BANGKOK: Following is Wednesday's statement from Thailand's central bank after it surprisingly cut the benchmark one-day repurchase rate by 25 basis points to 1.50%, the first easing since April 2015.
In December, the rate was hiked for the first time since 2011, by 25 basis points, from near record lows.
TEXT: Titanun Mallikamas, assistant governor and secretary of the Monetary Policy Committee (MPC), announced the outcome of the Aug. 7 meeting:
In deliberating their policy decision, the Committee assessed that the Thai economy would expand at a lower rate than previously assessed due to a contraction in merchandise exports, which started to affect domestic demand.
Inflation was projected to be lower than the lower bound of the target.
Overall financial conditions remained accommodative. Financial stability risks had already been addressed to some extent, although there remained pockets of risks that warranted monitoring.
A more accommodative monetary policy stance would contribute to the continuation of economic growth and should support the rise of headline inflation toward target. Most members thus voted to cut the policy rate at this meeting.
Nevertheless, two members viewed that the policy rate cut under the already accommodative monetary policy might not lend additional support to economic growth.
Moreover, there remained a need to preserve policy space. The Thai economy was expected to expand at a lower rate than previously assessed and below potential.
Merchandise exports contracted more than the previous assessment due to the slowdown of trading partner economies and global trade, which were affected by intensifying trade tensions that could expand to other countries.
Tourism would grow at a lower rate. Regarding domestic demand, private consumption was expected to moderate in tandem with a decline in non-farm household income and employment, particularly employment in the export-related manufacturing sector.
In addition, private consumption would be restrained by elevated household debt. Private investment was projected to slow down.
However, the relocation of production base to Thailand and public-private partnership projects for infrastructure investment would support investment in the period ahead.
Public expenditure would grow at a slower pace than previously estimated on account of public investment, which was partly a result of constrained budget disbursement, as well as the expected delay in the enactment of the Annual Budget Expenditure Act, B.E. 2563 (A.D. 2020).
The Committee would monitor external risks from intensifying trade tensions, the economic outlook of China and advanced economies that could affect domestic demand, as well as geopolitical risks.
Furthermore, the Committee would monitor policy implementation of the new government and public expenditure, as well as the progress of major infrastructure investment and its knock-on effects on private investment, which could affect the momentum of economic growth in the period ahead.
The annual average of headline inflation was projected to be below the lower bound of the target.
Key drivers were energy prices, which declined at a fast pace, and core inflation, which was expected to moderate owing to subdued demand-pull inflationary pressures.
The Committee viewed that structural changes contributed to more persistent inflation than in the past.
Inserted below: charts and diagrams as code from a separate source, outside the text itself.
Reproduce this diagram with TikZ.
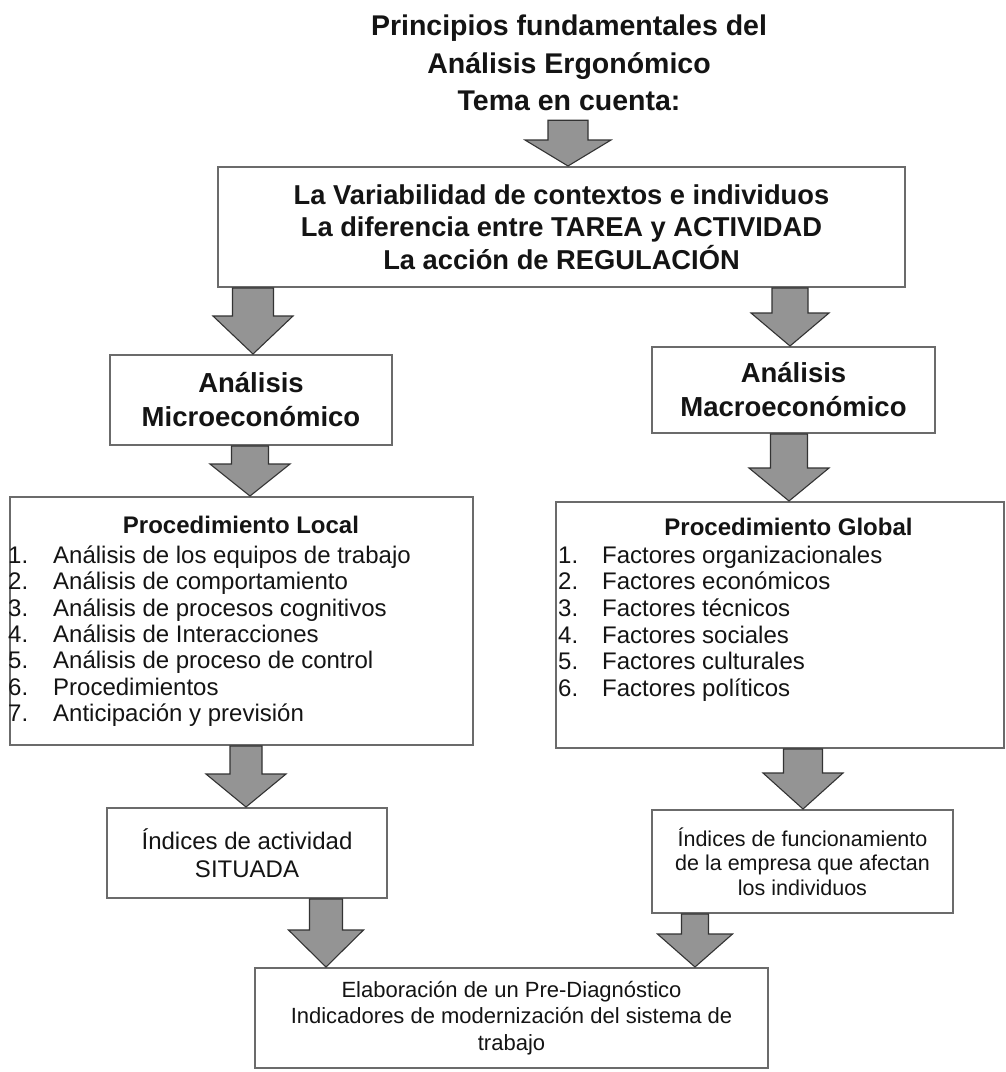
\documentclass[tikz,border=0pt]{standalone}
\usepackage{fontspec}
\setmainfont{Liberation Sans}
\usetikzlibrary{calc}

% font sizes (1pt = 1 unit of the picture)
\newcommand\titlefont{\fontsize{28.5}{37.5}\selectfont\bfseries}
\newcommand\topfont{\fontsize{27.3}{32.5}\selectfont\bfseries}
\newcommand\anafont{\fontsize{27.5}{34}\selectfont\bfseries}
\newcommand\headfont{\fontsize{24}{26}\selectfont\bfseries}
\newcommand\itemfont{\fontsize{24}{26.3}\selectfont}
\newcommand\idxfont{\fontsize{24}{28}\selectfont}
\newcommand\idxsmallfont{\fontsize{21.5}{24.5}\selectfont}
\newcommand\botfont{\fontsize{22}{26.5}\selectfont}

\tikzset{
  frame/.style={draw=black!58, line width=2pt, fill=white, inner sep=0pt,
                align=center, text=black!92},
  fatarrowstyle/.style={fill=black!42, draw=black!80, line width=1.1pt, line join=miter},
  txt/.style={inner sep=0pt, anchor=base west, text=black!92},
  ttl/.style={inner sep=0pt, anchor=base, font=\titlefont, text=black!92},
}

% block arrow from the bottom of node #1 to the top of node #2
% #3 axis x, #4 half shaft width, #5 half head width, #6 head length
\newcommand\fatarrow[6]{%
  \filldraw[fatarrowstyle] let \p1=(#1.south), \p2=(#2.north) in
    ({#3pt-#4pt},\y1) -- ({#3pt+#4pt},\y1) -- ({#3pt+#4pt},{\y2+#6pt})
    -- ({#3pt+#5pt},{\y2+#6pt}) -- (#3pt,\y2) -- ({#3pt-#5pt},{\y2+#6pt})
    -- ({#3pt-#4pt},{\y2+#6pt}) -- cycle;}

\begin{document}
\begin{tikzpicture}[x=1pt,y=-1pt]
\useasboundingbox (0,0) rectangle (1006,1072);
\fill[white] (0,0) rectangle (1006,1072);

% heading
\node[ttl] (t1) at (569,35) {Principios fundamentales del};
\node[ttl] (t2) at (569,73) {Análisis Ergonómico};
\node[ttl, text depth=10pt] (t3) at (569,110) {Tema en cuenta:};

% boxes
\node[frame, minimum width=687pt, minimum height=120pt, font=\topfont] (top) at (561.5,227)
  {La Variabilidad de contextos e individuos\\La diferencia entre TAREA y ACTIVIDAD\\La acción de REGULACIÓN};
\node[frame, minimum width=282pt, minimum height=90pt, font=\anafont] (micro) at (251,400)
  {Análisis\\Microeconómico};
\node[frame, minimum width=283pt, minimum height=86pt, font=\anafont] (macro) at (793.5,390)
  {Análisis\\Macroeconómico};
\node[frame, minimum width=463pt, minimum height=248pt] (local) at (241.5,621) {};
\node[frame, minimum width=448pt, minimum height=246pt] (global) at (780,625) {};
\node[frame, minimum width=280pt, minimum height=90pt, font=\idxfont] (idxL) at (247,853)
  {Índices de actividad\\SITUADA};
\node[frame, minimum width=301pt, minimum height=103pt, font=\idxsmallfont] (idxR) at (802.5,861.5)
  {Índices de funcionamiento\\de la empresa que afectan\\los individuos};
\node[frame, minimum width=513pt, minimum height=100pt, font=\botfont] (bottom) at (511.5,1018)
  {Elaboración de un Pre-Diagnóstico\\Indicadores de modernización del sistema de\\trabajo};

% local procedure list
\node[inner sep=0pt, anchor=base, font=\headfont, text=black!92] (lhead) at (241,533) {Procedimiento Local};
\foreach \s [count=\k] in {Análisis de los equipos de trabajo, Análisis de comportamiento,
    Análisis de procesos cognitivos, Análisis de Interacciones, Análisis de proceso de control,
    Procedimientos, Anticipación y previsión} {
  \node[txt, font=\itemfont] (ln\k) at (8, {563.6+26.3*(\k-1)}) {\k.};
  \node[txt, font=\itemfont] (lt\k) at (53, {563.6+26.3*(\k-1)}) {\s};
}

% global procedure list
\node[inner sep=0pt, anchor=base, font=\headfont, text=black!92] (ghead) at (788.5,535) {Procedimiento Global};
\foreach \s [count=\k] in {Factores organizacionales, Factores económicos, Factores técnicos,
    Factores sociales, Factores culturales, Factores políticos} {
  \node[txt, font=\itemfont] (gn\k) at (558, {563.3+26.6*(\k-1)}) {\k.};
  \node[txt, font=\itemfont] (gt\k) at (602, {563.3+26.6*(\k-1)}) {\s};
}

% block arrows
\fatarrow{t3}{top}{568}{20}{43}{26}
\fatarrow{top}{micro}{253}{20.5}{40}{38}
\fatarrow{top}{macro}{790}{18}{39}{33}
\fatarrow{micro}{local}{250}{18.5}{40}{32}
\fatarrow{macro}{global}{789}{18.5}{40}{33}
\fatarrow{local}{idxL}{246}{16}{40}{33}
\fatarrow{global}{idxR}{803}{19.5}{40}{36}
\fatarrow{idxL}{bottom}{326}{16.5}{37.5}{37}
\fatarrow{idxR}{bottom}{695}{13.5}{37.5}{33}
\end{tikzpicture}
\end{document}
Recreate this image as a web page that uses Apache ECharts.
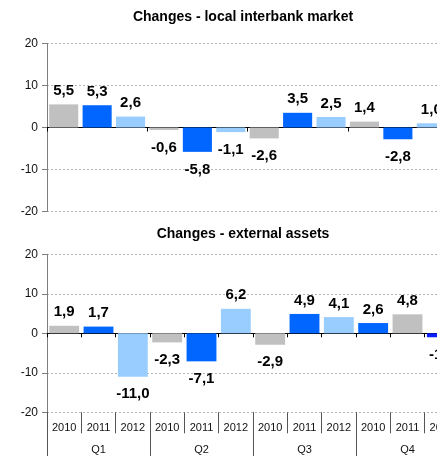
<!doctype html>
<html lang="en">
<head>
<meta charset="UTF-8">
<title>Changes</title>
<style>
    html, body { margin: 0; padding: 0; background: #fff; overflow: hidden; }
    #main { width: 480px; height: 456px; }
</style>
</head>
<body>
<div id="main"></div>
<script src="https://cdn.jsdelivr.net/npm/echarts@6/dist/echarts.min.js"></script>
<script type="text/javascript">
// categories
var quarters = ['Q1', 'Q2', 'Q3', 'Q4'];
var years = ['2010', '2011', '2012', '2010', '2011', '2012', '2010', '2011', '2012', '2010', '2011', '2012'];
var barCats = ['Q1 2010', 'Q1 2011', 'Q1 2012', 'Q2 2010', 'Q2 2011', 'Q2 2012',
               'Q3 2010', 'Q3 2011', 'Q3 2012', 'Q4 2010', 'Q4 2011', 'Q4 2012'];

// values
var localMarket = [5.5, 5.3, 2.6, -0.6, -5.8, -1.1, -2.6, 3.5, 2.5, 1.4, -2.8, 1.0];
var externalAssets = [1.9, 1.7, -11.0, -2.3, -7.1, 6.2, -2.9, 4.9, 4.1, 2.6, 4.8, -1.0];

// y axis
var yMin = -20, yMax = 20, yStep = 10;

// bar colours
var grey = '#c0c0c0', blue = '#0066ff', light = '#99ccff', dark = '#0a1eff';
var localColors = [grey, blue, light, grey, blue, light, grey, blue, light, grey, blue, light];
var externalColors = [grey, blue, light, grey, blue, light, grey, blue, light, blue, grey, dark];

var font = '"Liberation Sans", Arial, sans-serif';

function items(values, colors) {
    return values.map(function (v, i) {
        var neg = v < 0;
        return {
            value: v,
            itemStyle: { color: colors[i] },
            label: { position: neg ? 'bottom' : 'top', distance: neg ? 10 : 6 }
        };
    });
}

function valueAxis(idx) {
    return {
        type: 'value', gridIndex: idx,
        min: yMin, max: yMax, interval: yStep,
        axisLine: { show: true, lineStyle: { color: '#7f7f7f', width: 1 } },
        axisTick: { show: true, length: 5, lineStyle: { color: '#7f7f7f' } },
        axisLabel: { fontSize: 12, color: '#111', margin: 9, fontFamily: font },
        splitLine: { show: true, lineStyle: { color: '#b4b4b4', type: [2, 2] } }
    };
}

function zeroAxis(idx, tickEvery) {
    return {
        type: 'category', gridIndex: idx, data: barCats, position: 'bottom',
        axisLine: { show: true, onZero: true, lineStyle: { color: '#000', width: 1 } },
        axisTick: { show: true, interval: tickEvery, length: 4, lineStyle: { color: '#000' } },
        axisLabel: { show: false },
        splitLine: { show: false }
    };
}

var barLabel = {
    show: true,
    fontSize: 15, fontWeight: 'bold', color: '#000', fontFamily: font,
    formatter: function (p) { return p.value.toFixed(1).replace('.', ','); }
};

// the chart is wider than the window, the right end is cut off like in the original
var myChart = echarts.init(document.getElementById('main'));

var option = {
    animation: false,
    backgroundColor: '#fff',
    title: [
        {
            text: 'Changes - local interbank market',
            left: 243, top: 10, padding: 0, textAlign: 'center',
            textStyle: { fontSize: 14, fontWeight: 'bold', color: '#000', fontFamily: font }
        },
        {
            text: 'Changes - external assets',
            left: 243, top: 227, padding: 0, textAlign: 'center',
            textStyle: { fontSize: 14, fontWeight: 'bold', color: '#000', fontFamily: font }
        }
    ],
    grid: [
        { left: 47, width: 401, top: 43.5, height: 168 },
        { left: 47, width: 412, top: 254.3, height: 158 }
    ],
    xAxis: [
        zeroAxis(0, 2),
        zeroAxis(1, 0),
        {
            type: 'category', gridIndex: 1, data: years, position: 'bottom',
            axisLine: { show: false, onZero: false },
            axisTick: { show: true, interval: 0, length: 21, lineStyle: { color: '#555' } },
            axisLabel: { interval: 0, fontSize: 11, color: '#111', margin: 10, fontFamily: font },
            splitLine: { show: false }
        },
        {
            type: 'category', gridIndex: 1, data: quarters, position: 'bottom',
            axisLine: { show: false, onZero: false },
            axisTick: { show: true, interval: 0, length: 44, lineStyle: { color: '#555' } },
            axisLabel: { interval: 0, fontSize: 11, color: '#111', margin: 32, fontFamily: font },
            splitLine: { show: false }
        }
    ],
    yAxis: [valueAxis(0), valueAxis(1)],
    series: [
        {
            name: 'Changes - local interbank market',
            type: 'bar', xAxisIndex: 0, yAxisIndex: 0,
            barCategoryGap: '13%',
            label: barLabel,
            data: items(localMarket, localColors)
        },
        {
            name: 'Changes - external assets',
            type: 'bar', xAxisIndex: 1, yAxisIndex: 1,
            barCategoryGap: '13%',
            label: barLabel,
            data: items(externalAssets, externalColors)
        }
    ]
};

myChart.setOption(option);
</script>
</body>
</html>
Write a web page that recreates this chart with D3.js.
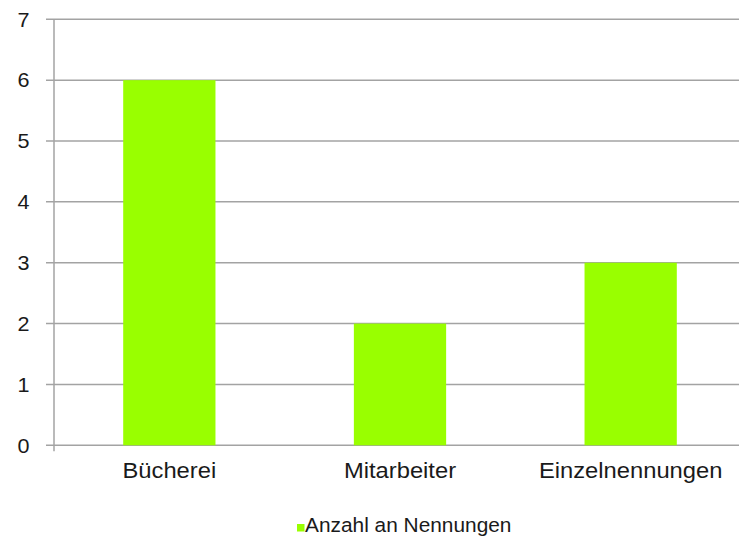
<!DOCTYPE html>
<html><head><meta charset="utf-8">
<script src="https://cdn.jsdelivr.net/npm/d3@7"></script>
<style>body{margin:0;background:#fff;}svg{display:block;font-family:"Liberation Sans",Arial,sans-serif;}</style>
</head><body>
<svg id="c" width="739" height="542"></svg>
<script>
const categories = ["Bücherei", "Mitarbeiter", "Einzelnennungen"];
const values = [6, 2, 3];
const seriesName = "Anzahl an Nennungen";
const yTicks = [0, 1, 2, 3, 4, 5, 6, 7];

const svg = d3.select("#c");
const mLeft = 54, mRight = 746, mTop = 19.3, mBottom = 445.3;
const x = d3.scaleBand().domain(categories).range([mLeft, mRight]).padding(0);
const y = d3.scaleLinear().domain([0, 7]).range([mBottom, mTop]);
const barColor = "#99ff00";
const gridColor = "#a3a3a3";
const textColor = "#1a1a1a";
const sx = 1.08;

// gridlines
svg.append("g").selectAll("line").data(yTicks).join("line")
  .attr("x1", mLeft - 8).attr("x2", 739)
  .attr("y1", d => y(d)).attr("y2", d => y(d))
  .attr("stroke", gridColor).attr("stroke-width", 1.5);

// bars
const bw = x.bandwidth() * 0.4;
svg.append("g").selectAll("rect").data(values).join("rect")
  .attr("x", (d, i) => x(categories[i]) + x.bandwidth() / 2 - bw / 2)
  .attr("width", bw)
  .attr("y", d => y(d))
  .attr("height", d => y(0) - y(d))
  .attr("fill", barColor);

// y axis line
svg.append("line").attr("x1", mLeft).attr("x2", mLeft).attr("y1", mTop).attr("y2", mBottom + 6)
  .attr("stroke", gridColor).attr("stroke-width", 1.5);

// y tick labels
svg.append("g").selectAll("text").data(yTicks).join("text")
  .attr("transform", d => `translate(23.4,${y(d)}) scale(${sx},1)`)
  .attr("dy", "0.36em")
  .attr("text-anchor", "middle").attr("font-size", 20).attr("fill", textColor)
  .text(d => d);

// category labels
svg.append("g").selectAll("text").data(categories).join("text")
  .attr("transform", d => `translate(${x(d) + x.bandwidth() / 2},478.3) scale(${sx},1)`)
  .attr("text-anchor", "middle").attr("font-size", 22).attr("fill", textColor)
  .text(d => d);

// legend
const lg = svg.append("g");
lg.append("rect").attr("x", 297).attr("y", 524).attr("width", 7.5).attr("height", 7.5).attr("fill", barColor);
lg.append("text").attr("transform", `translate(305,532.3) scale(1.07,1)`)
  .attr("font-size", 19.5).attr("fill", textColor).text(seriesName);
</script>
</body></html>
Such changes included the expansion of e-commerce, rising price competition, and technological development which reduced costs of production.
Financial conditions over the previous period had been accommodative, with ample liquidity in the financial system. Real interest rates remained at a low level, allowing financing by the private sector to continue expanding.
However, loans extended to both businesses and consumers would exhibit slower growth. With regard to exchange rates, the Committee expressed concerns over the baht appreciation against trading partner currencies, which might affect the economy to a larger degree amid intensifying trade tensions.
However, The Committee would closely monitor developments of exchange rates and capital flows as well as assess the necessity of additional appropriate measures.
Financial stability remained sound overall but there remained a need to monitor risks that might pose vulnerabilities to financial stability in the future.
The Committee viewed that the implemented macroprudential measures had to some extent curbed accumulation of vulnerabilities in the financial system.
Nevertheless, the Committee would monitor rising household debt accumulation, growth in assets held by saving cooperatives and the interconnectedness among saving cooperatives, and leverage by large corporates that could underprice risks.
In the following period, given the softening outlook of the Thai economy and a prolonged low interest rate environment, microprudential and macroprudential measures would need to play an increasing role in addressing financial stability risks.
Looking ahead, the Committee would continue to closely monitor developments of economic growth, inflation, and financial stability, together with associated risks, especially impacts of trade tensions, in deliberating appropriate monetary policy going forward.
Nevertheless, the Thai economy would continue to face structural problems, which would affect competitiveness and economic growth outlook going forward. This should be firmly addressed by all related parties.